■ Set exercise
Copy out the data below as written; omit any images.

— start Information shown —

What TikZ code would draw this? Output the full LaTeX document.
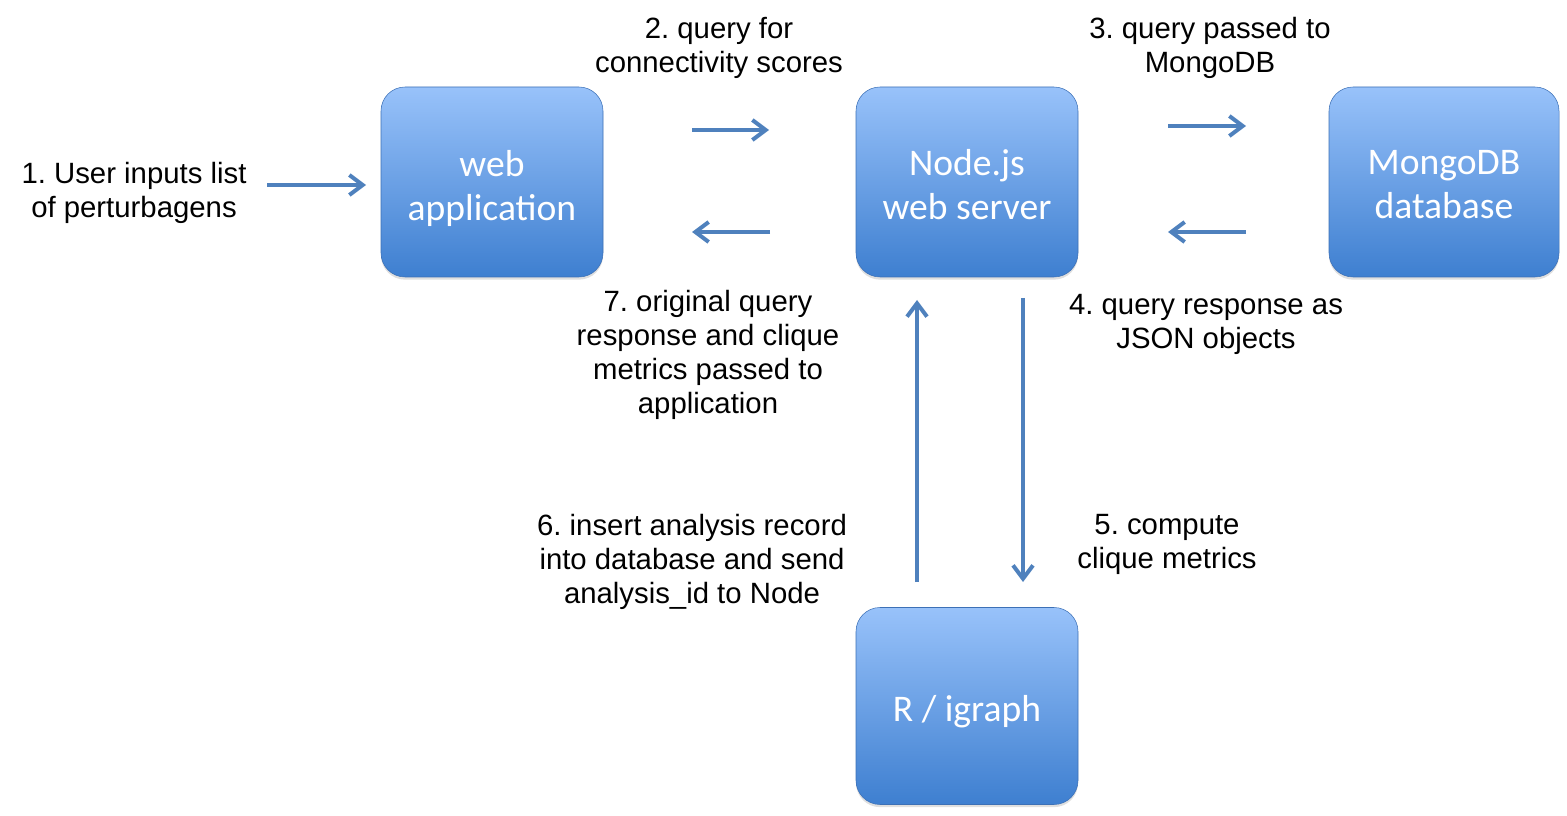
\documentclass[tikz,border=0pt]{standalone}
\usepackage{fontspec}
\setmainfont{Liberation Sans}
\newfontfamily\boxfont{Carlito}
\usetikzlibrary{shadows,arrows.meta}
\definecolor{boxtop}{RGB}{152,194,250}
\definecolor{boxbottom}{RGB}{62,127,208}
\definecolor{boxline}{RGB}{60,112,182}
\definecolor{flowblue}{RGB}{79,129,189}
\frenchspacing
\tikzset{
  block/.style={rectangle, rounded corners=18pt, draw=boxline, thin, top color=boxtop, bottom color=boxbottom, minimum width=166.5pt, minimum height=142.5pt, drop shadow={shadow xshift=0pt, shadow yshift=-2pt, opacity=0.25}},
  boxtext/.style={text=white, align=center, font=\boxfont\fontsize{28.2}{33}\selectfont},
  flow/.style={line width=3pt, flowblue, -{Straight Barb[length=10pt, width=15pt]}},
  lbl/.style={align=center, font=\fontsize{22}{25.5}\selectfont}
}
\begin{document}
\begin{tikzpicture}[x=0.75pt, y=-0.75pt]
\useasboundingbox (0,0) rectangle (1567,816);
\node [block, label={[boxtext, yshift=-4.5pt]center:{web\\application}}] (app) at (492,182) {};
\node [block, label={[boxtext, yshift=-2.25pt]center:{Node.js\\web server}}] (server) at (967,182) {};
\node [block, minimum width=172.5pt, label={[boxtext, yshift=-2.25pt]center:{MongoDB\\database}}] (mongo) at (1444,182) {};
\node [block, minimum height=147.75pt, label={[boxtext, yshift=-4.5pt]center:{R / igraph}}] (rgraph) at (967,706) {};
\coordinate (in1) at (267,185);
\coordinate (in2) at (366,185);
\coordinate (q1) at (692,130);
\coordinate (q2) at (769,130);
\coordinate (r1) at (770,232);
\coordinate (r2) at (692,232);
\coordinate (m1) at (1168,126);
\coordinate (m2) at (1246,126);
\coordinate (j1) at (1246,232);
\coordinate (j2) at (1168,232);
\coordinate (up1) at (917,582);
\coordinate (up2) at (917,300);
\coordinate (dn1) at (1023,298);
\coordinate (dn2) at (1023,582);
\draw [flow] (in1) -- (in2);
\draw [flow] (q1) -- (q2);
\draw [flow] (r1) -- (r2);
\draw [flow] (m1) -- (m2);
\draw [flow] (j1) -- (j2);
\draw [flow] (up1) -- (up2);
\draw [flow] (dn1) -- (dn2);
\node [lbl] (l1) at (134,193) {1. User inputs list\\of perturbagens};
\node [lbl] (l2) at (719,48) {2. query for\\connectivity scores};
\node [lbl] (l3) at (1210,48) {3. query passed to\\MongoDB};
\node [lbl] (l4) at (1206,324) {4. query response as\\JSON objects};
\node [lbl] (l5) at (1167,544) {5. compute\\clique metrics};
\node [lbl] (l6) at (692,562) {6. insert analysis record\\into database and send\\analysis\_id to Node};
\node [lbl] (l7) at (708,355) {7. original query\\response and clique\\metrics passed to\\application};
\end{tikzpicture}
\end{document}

— end Information shown —

■ Result for this task
What TikZ code would draw this? Output the full LaTeX document.
\documentclass[tikz,border=0pt]{standalone}
\usepackage{fontspec}
\setmainfont{Liberation Sans}
\newfontfamily\boxfont{Carlito}
\usetikzlibrary{shadows,arrows.meta}
\definecolor{boxtop}{RGB}{152,194,250}
\definecolor{boxbottom}{RGB}{62,127,208}
\definecolor{boxline}{RGB}{60,112,182}
\definecolor{flowblue}{RGB}{79,129,189}
\frenchspacing
\tikzset{
  block/.style={rectangle, rounded corners=18pt, draw=boxline, thin, top color=boxtop, bottom color=boxbottom, minimum width=166.5pt, minimum height=142.5pt, drop shadow={shadow xshift=0pt, shadow yshift=-2pt, opacity=0.25}},
  boxtext/.style={text=white, align=center, font=\boxfont\fontsize{28.2}{33}\selectfont},
  flow/.style={line width=3pt, flowblue, -{Straight Barb[length=10pt, width=15pt]}},
  lbl/.style={align=center, font=\fontsize{22}{25.5}\selectfont}
}
\begin{document}
\begin{tikzpicture}[x=0.75pt, y=-0.75pt]
\useasboundingbox (0,0) rectangle (1567,816);
\node [block, label={[boxtext, yshift=-4.5pt]center:{web\\application}}] (app) at (492,182) {};
\node [block, label={[boxtext, yshift=-2.25pt]center:{Node.js\\web server}}] (server) at (967,182) {};
\node [block, minimum width=172.5pt, label={[boxtext, yshift=-2.25pt]center:{MongoDB\\database}}] (mongo) at (1444,182) {};
\node [block, minimum height=147.75pt, label={[boxtext, yshift=-4.5pt]center:{R / igraph}}] (rgraph) at (967,706) {};
\coordinate (in1) at (267,185);
\coordinate (in2) at (366,185);
\coordinate (q1) at (692,130);
\coordinate (q2) at (769,130);
\coordinate (r1) at (770,232);
\coordinate (r2) at (692,232);
\coordinate (m1) at (1168,126);
\coordinate (m2) at (1246,126);
\coordinate (j1) at (1246,232);
\coordinate (j2) at (1168,232);
\coordinate (up1) at (917,582);
\coordinate (up2) at (917,300);
\coordinate (dn1) at (1023,298);
\coordinate (dn2) at (1023,582);
\draw [flow] (in1) -- (in2);
\draw [flow] (q1) -- (q2);
\draw [flow] (r1) -- (r2);
\draw [flow] (m1) -- (m2);
\draw [flow] (j1) -- (j2);
\draw [flow] (up1) -- (up2);
\draw [flow] (dn1) -- (dn2);
\node [lbl] (l1) at (134,193) {1. User inputs list\\of perturbagens};
\node [lbl] (l2) at (719,48) {2. query for\\connectivity scores};
\node [lbl] (l3) at (1210,48) {3. query passed to\\MongoDB};
\node [lbl] (l4) at (1206,324) {4. query response as\\JSON objects};
\node [lbl] (l5) at (1167,544) {5. compute\\clique metrics};
\node [lbl] (l6) at (692,562) {6. insert analysis record\\into database and send\\analysis\_id to Node};
\node [lbl] (l7) at (708,355) {7. original query\\response and clique\\metrics passed to\\application};
\end{tikzpicture}
\end{document}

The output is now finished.